Dear Friends and Family,
The days are quickly turning shorter as I begin my five-month leave of absence from my community in Moldova. It is with a strange mix of deep joy and sorrow that I transition into this next phase of life. I am sad to leave my life behind in Moldova: the sweet children who greet us each day at the boarding school, my dear community that supports me so well, my apartment that I’ve worked so hard to turn into a place of warmth and refuge, the sights and smells of the market, the transportation and the people of the country I’ve come to call home. But it is also with deep joy and gratitude that I enter into this period of learning about my new calling to be a husband and about my newly-acquired vocation of loving Rachel well. By the time you read this letter, we will have less than one month until the day of our wedding!
The past month in Moldova has been full of many exciting happenings. One of them is that the director of the boarding school where we have been volunteering has decided to give us full use of two of the rooms in one of the children’s dorms and of one classroom in the school! Up until now, we had been leading activities with the kids outside or in a borrowed room somewhere on the school property. But after many long talks with the director, he finally agreed to give us what we had been hoping for! This space will allow us to significantly develop our activity with the children. We will continue leading an after-school program for them every day that includes social skills, music, arts & crafts, moral and spiritual education, nature discovery and games, but we will now be able to expand this program to include homework tutoring, therapy, sex education and vocational orientation. Please pray for continued wisdom and direction as we seek to develop these different areas of activity.
Another area into which we have expanded is the publication of this school’s first newspaper! Our advocacy team worked incredibly hard last month interviewing, gathering, writing and designing to produce a ten-page newspaper called Ecoul Copilăriei (Childhood’s Echo) that exists to make the voices of these children heard! Through stories, interviews, artwork and poems, this newspaper shouts of the dignity and humanity of each child living at this boarding school. Our hope is that the newspaper will be published once every two months and that it will eventually be run and written completely by children. This is one of the main functions we have in mind for the classroom that we have been given at the boarding school.

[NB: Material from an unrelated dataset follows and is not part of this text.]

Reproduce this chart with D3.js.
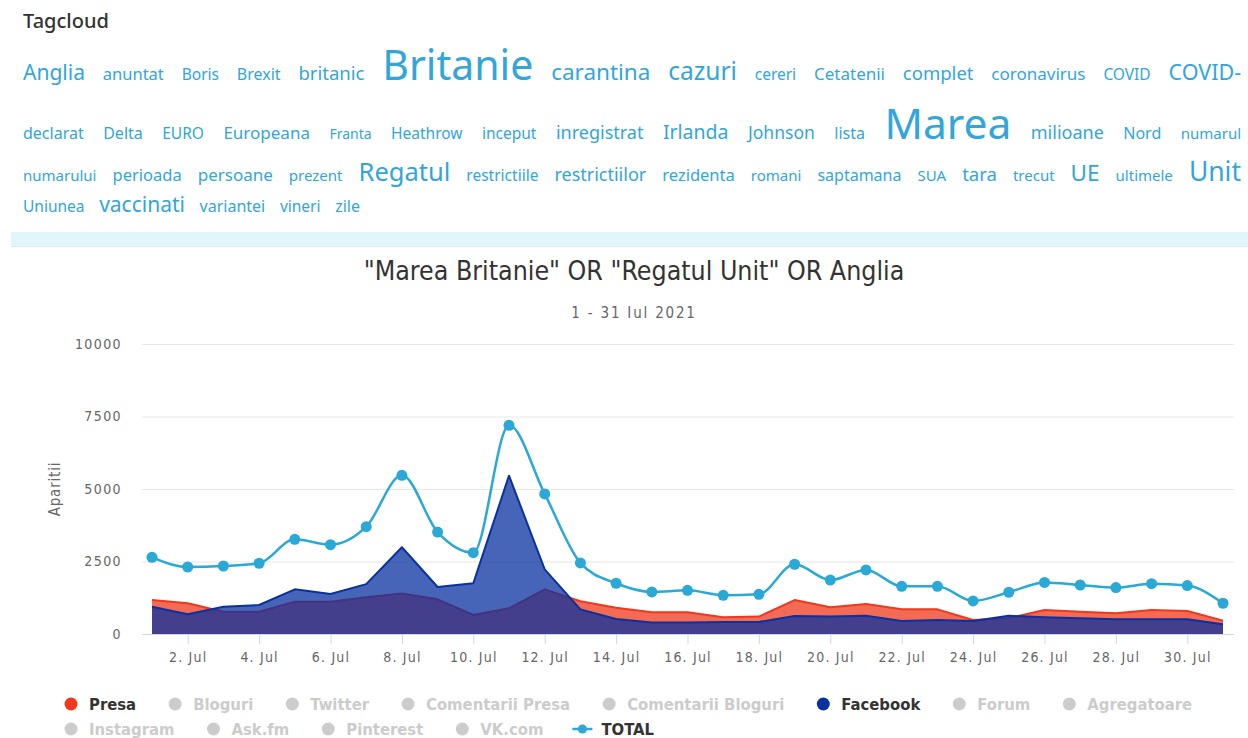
<!DOCTYPE html>
<html>
<head>
<meta charset="utf-8">
<script src="https://cdn.jsdelivr.net/npm/d3@7"></script>
<style>
  html, body { margin: 0; padding: 0; width: 1248px; height: 738px; overflow: hidden; background: #fff; }
  #tagtitle { position: absolute; left: 23px; top: 11px; font: 500 20px/20px "Noto Sans", sans-serif; color: #333; }
  #tags { position: absolute; left: 23px; top: 36px; width: 1218px; text-align: justify;
          font: 14px/1.4 "Noto Sans", sans-serif; word-spacing: 11px; }
  #tags span { line-height: 1.4; color: #32a6da; word-spacing: 0; }
  #band { position: absolute; left: 11px; top: 232px; width: 1237px; height: 14px; background: #e0f6fb;
          border-bottom: 1px solid #d0eff7; }
  svg { position: absolute; left: 0; top: 0; }
  .cond { font-family: "DejaVu Sans Condensed", "DejaVu Sans", sans-serif; font-stretch: condensed; }
</style>
</head>
<body>
<div id="tagtitle">Tagcloud</div>
<div id="tags"></div>
<div id="band"></div>
<svg id="chart" width="1248" height="738"></svg>
<script>
// tag cloud words and their weights
var tagWords = ["Anglia","anuntat","Boris","Brexit","britanic","Britanie","carantina","cazuri","cereri","Cetatenii",
  "complet","coronavirus","COVID","COVID-","declarat","Delta","EURO","Europeana","Franta","Heathrow","inceput",
  "inregistrat","Irlanda","Johnson","lista","Marea","milioane","Nord","numarul","numarului","perioada","persoane",
  "prezent","Regatul","restrictiile","restrictiilor","rezidenta","romani","saptamana","SUA","tara","trecut","UE",
  "ultimele","Unit","Uniunea","vaccinati","variantei","vineri","zile"]
var tagWeights = [14,5,3,4,9,54,17,21,3,6,
  9,6,3,15,4,4,3,6,0,3,3,
  8,11,7,4,57,8,4,2,2,5,6,
  2,23,3,8,5,2,4,2,9,2,17,
  2,25,3,14,4,3,4]

// chart data, 1 - 31 Jul 2021
var days = d3.range(1, 32)
var presa = [1170,1060,770,770,1115,1115,1265,1400,1195,655,885,1540,1130,905,750,750,575,600,1170,920,
  1035,850,850,485,540,830,770,715,830,795,460]
var facebook = [940,680,940,1000,1540,1380,1720,2990,1620,1750,5460,2230,850,520,400,400,415,415,620,600,
  630,450,485,450,630,575,540,505,505,505,335]
var total = [2645,2310,2345,2440,3265,3080,3700,5470,3515,2805,7195,4830,2450,1750,1450,1505,1335,1370,2405,1860,
  2210,1645,1645,1140,1440,1780,1690,1600,1735,1670,1060]
var yTicks = [0, 2500, 5000, 7500, 10000]
var xTicks = d3.range(2, 31, 2)

var legendNames = ["Presa","Bloguri","Twitter","Comentarii Presa","Comentarii Bloguri","Facebook","Forum",
  "Agregatoare","Instagram","Ask.fm","Pinterest","VK.com","TOTAL"]
var legendOn = [true,false,false,false,false,true,false,false,false,false,false,false,true]

var RED = '#ef381c', BLUE = '#0a31a0', CYAN = '#2aa8d6'

// ---- tag cloud ----
var sizeScale = d3.scaleLinear().domain([0, 58]).range([14, 43])
var tags = d3.select('#tags')
tagWords.forEach(function (w, i) {
  tags.append('span')
    .text(w)
    .style('font-size', sizeScale(tagWeights[i]) + 'px')
  tags.append('text').text(' ')   // dummy, replaced below
})
// plain spaces between the spans so justify can stretch them
tags.selectAll('text').remove()
tags.selectAll('span').each(function () {
  this.parentNode.insertBefore(document.createTextNode(' '), this.nextSibling)
})

// ---- chart ----
var svg = d3.select('#chart')
var plot = { left: 142, right: 1234, top: 344, bottom: 634 }

var x = d3.scaleLinear().domain([1, 31]).range([plot.left + 10, plot.right - 11])
var y = d3.scaleLinear().domain([0, 10000]).range([plot.bottom, plot.top])

svg.append('text').attr('class', 'cond')
  .attr('x', 634).attr('y', 280).attr('text-anchor', 'middle')
  .attr('font-size', 26.5).attr('fill', '#333')
  .text('"Marea Britanie" OR "Regatul Unit" OR Anglia')

svg.append('text').attr('class', 'cond')
  .attr('x', 634).attr('y', 318).attr('text-anchor', 'middle')
  .attr('font-size', 15).attr('fill', '#666').attr('letter-spacing', 1.8)
  .text('1 - 31 Iul 2021')

// y grid + labels
var yAxis = svg.append('g').attr('class', 'cond')
  .attr('transform', 'translate(' + plot.left + ',0)')
  .call(d3.axisLeft(y).tickValues(yTicks).tickSize(-(plot.right - plot.left)).tickPadding(20)
    .tickFormat(d3.format('d')))
yAxis.select('.domain').remove()
yAxis.selectAll('line').attr('stroke', '#e6e6e6')
yAxis.selectAll('text').attr('fill', '#666').attr('font-size', 14).attr('letter-spacing', 1.4)

svg.append('text').attr('class', 'cond')
  .attr('transform', 'translate(60,489) rotate(-90)')
  .attr('text-anchor', 'middle').attr('font-size', 15).attr('fill', '#666').attr('letter-spacing', 0.8)
  .text('Aparitii')

// x axis
var xAxis = svg.append('g').attr('class', 'cond')
  .attr('transform', 'translate(0,' + plot.bottom + ')')
  .call(d3.axisBottom(x).tickValues(xTicks).tickSize(10).tickPadding(8)
    .tickFormat(function (d) { return d + '. Jul' }))
xAxis.select('.domain').remove()
xAxis.selectAll('line').attr('stroke', '#ccd6eb')
xAxis.selectAll('text').attr('fill', '#666').attr('font-size', 14).attr('letter-spacing', 1.2)
svg.append('line')
  .attr('x1', plot.left).attr('x2', plot.right)
  .attr('y1', plot.bottom + 0.5).attr('y2', plot.bottom + 0.5)
  .attr('stroke', '#ccd6eb')

// series
function drawArea(values, color) {
  var area = d3.area()
    .x(function (d, i) { return x(days[i]) })
    .y0(y(0))
    .y1(function (d) { return y(d) })
  var line = d3.line()
    .x(function (d, i) { return x(days[i]) })
    .y(function (d) { return y(d) })
  svg.append('path').datum(values).attr('d', area).attr('fill', color).attr('fill-opacity', 0.75)
  svg.append('path').datum(values).attr('d', line).attr('fill', 'none')
    .attr('stroke', color).attr('stroke-width', 2).attr('stroke-linejoin', 'round')
}
drawArea(presa, RED)
drawArea(facebook, BLUE)

var totalLine = d3.line()
  .x(function (d, i) { return x(days[i]) })
  .y(function (d) { return y(d) })
  .curve(d3.curveMonotoneX)
svg.append('path').datum(total).attr('d', totalLine)
  .attr('fill', 'none').attr('stroke', CYAN).attr('stroke-width', 2.5)
svg.append('g').selectAll('circle')
  .data(total)
  .enter().append('circle')
    .attr('cx', function (d, i) { return x(days[i]) })
    .attr('cy', function (d) { return y(d) })
    .attr('r', 5.5)
    .attr('fill', CYAN)

// legend
var legend = svg.append('g').attr('class', 'cond')
var lx = 71, ly = 704
legendNames.forEach(function (name, i) {
  var item = legend.append('g')
  var col = legendOn[i] ? (name === 'TOTAL' ? CYAN : (name === 'Presa' ? RED : BLUE)) : '#cccccc'
  var t = item.append('text')
    .attr('y', 5.5).attr('font-size', 16.5).attr('font-weight', 'bold')
    .attr('fill', legendOn[i] ? '#333' : '#cccccc')
    .text(name)
  var w = t.node().getComputedTextLength()
  if (lx + 18 + w > 1225) { lx = 71; ly += 25 }
  item.attr('transform', 'translate(' + lx + ',' + ly + ')')
  t.attr('x', 18)
  if (name === 'TOTAL') {
    item.append('line').attr('x1', -10).attr('x2', 10).attr('stroke', col).attr('stroke-width', 2.5)
    item.append('circle').attr('r', 4.5).attr('fill', col)
    t.attr('x', 19)
  } else {
    item.append('circle').attr('r', 6.5).attr('fill', col)
  }
  lx += 18 + w + 39
})
</script>
</body>
</html>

We are continuing to make progress as we seek to register our local organization in Moldova. The most recent news is that we have chosen a name! We will be called La Via, which in English means “To the Vineyard.” It was inspired by several passages in the Bible, including John 15, in which Jesus says that he is the vine and his followers are the branches, signifying a relationship of dependency and intimacy. It was also inspired by passages that talk about the feast in the Kingdom of God, a place of celebration, communion and intimacy between God and humanity, a place to which we are traveling together with the children we love. Another significance of the name La Via is that “Via” is an acronym for the Romanian words “vindecare, integritate, acţiune,” which mean “healing, wholeness, action.” We want to be a community of people who actively pursue healing and wholeness in our own lives as well as in the lives of the children and their families.
So, we are one step closer to registering La Via as a local NGO in Moldova. While we will still share the same philosophy of ministry and vision as Word Made Flesh USA, we will be an autonomous organization that is able to hire local staff in Moldova (while those of us from the US will remain as employees of WMF working as volunteers at La Via). Please continue to pray for this process as we will be able to hire more local staff and significantly expand our work once we are officially registered.
In closing, I would like to share about a little girl, whom I will call Laura, from the boarding school in
Moldova. She is in second grade and just recently began attending and living at this particular school. Her hair is mossy brown and curly, her eyes are big and round and her head always hangs down, like there is something she is hiding. We have been drawn to her sweet, gentle presence at our activities every day even though she rarely speaks or even looks up with those big, brown eyes. We have heard rumors about her family and about where she has come from, but those things are less important than the prophetic words Laura speaks to us with her presence each day. One evening, I was having dinner with Adriana’s (Moldovan staff member) family, and she said to me that she sees the sufferings of Jesus in Laura each day. It is as if the presence of Jesus is right there–hurting, broken, bleeding in our midst.
I couldn’t stop thinking about Laura that night and still cannot as I transition into this five-month leave. The presence of Jesus among these children is what I seek and is what I will continue to seek during this leave. Laura’s downcast eyes and silent mouth will continue to speak to me as I am gone.
The cry of the teenage girls who cut themselves and want nothing more than a family will be heard in my head. The longing of the boys to know significance and belonging after years of abuse will not fade from my heart.
Thank you for your care for these children we love and for making it possible for us to be present to them. Please pray for Adriana, Magda, Rachel and Annie as they continue to serve Jesus among these kids in Moldova each day. Pray for healing, wholeness and the communion that we can know in its fullness at the feast in the Kingdom of God.